Beerseba es el testigo de la dependencia y obediencia de Jacob. A pesar del imán que lo atrae, él no tiene voluntad propia.

En realidad el mismo Dios que había dicho a Isaac: “No desciendas a Egipto” (Génesis 26:2), ahora podía decirle a Jacob: “No temas de descender a Egipto” (46:3). Pero él, desconfiando de sí mismo, temía que sus pensamientos sustituyeran a los de Dios. Jehová lo tranquiliza con estas palabras: “Yo descenderé contigo”. ¡Qué feliz comunión! Ahí donde Jacob vaya, Dios irá con él; estas dos corrientes se encuentran y se unen. ¡Qué contraste entre este viaje y aquel en el cual Jacob huía de la casa paterna! “Estoy contigo” (28:15), le decía Dios en Bet-el, cuando Jacob no andaba todavía con Dios. Más tarde, allí había encontrado la comunión en el culto; en Beerseba la realiza en el andar.

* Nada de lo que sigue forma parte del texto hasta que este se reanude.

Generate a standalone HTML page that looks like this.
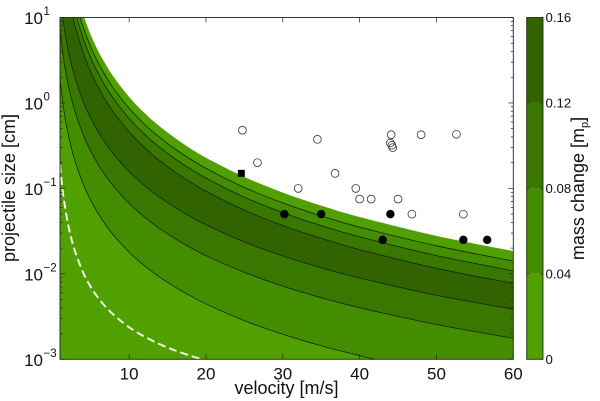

En el momento en que Jacob deja a Canaán para siempre (no volverá allí sino después de su muerte, para esperar una “mejor resurrección” según Hebreos 11:35) recapitulemos los progresos de su alma durante esa permanencia de 34 años. El carácter del patriarca, sometido a las más rudas pruebas, viendo cómo la muerte siega en su redor a sus amados, afligido por la pérdida de José, encorvado por el hambre, quebrantado por la separación de Benjamín, es formado de manera maravillosa, para corresponder a los rasgos del carácter divino; y estos rasgos, cuando tienen lugar en el hombre, se cumplen en sumisión, satisfacción, dependencia, obediencia, comunión en el andar. No nos contentemos con buscar la expresión de ese carácter en un ser falible; pongamos los ojos en Jesús, el único hombre que los ha mostrado sin desfallecimiento; contemplemos su gloria a cara descubierta, único medio de ser “transformados de gloria en gloria en la misma imagen, como por el Espíritu del Señor” (2 Corintios 3:18).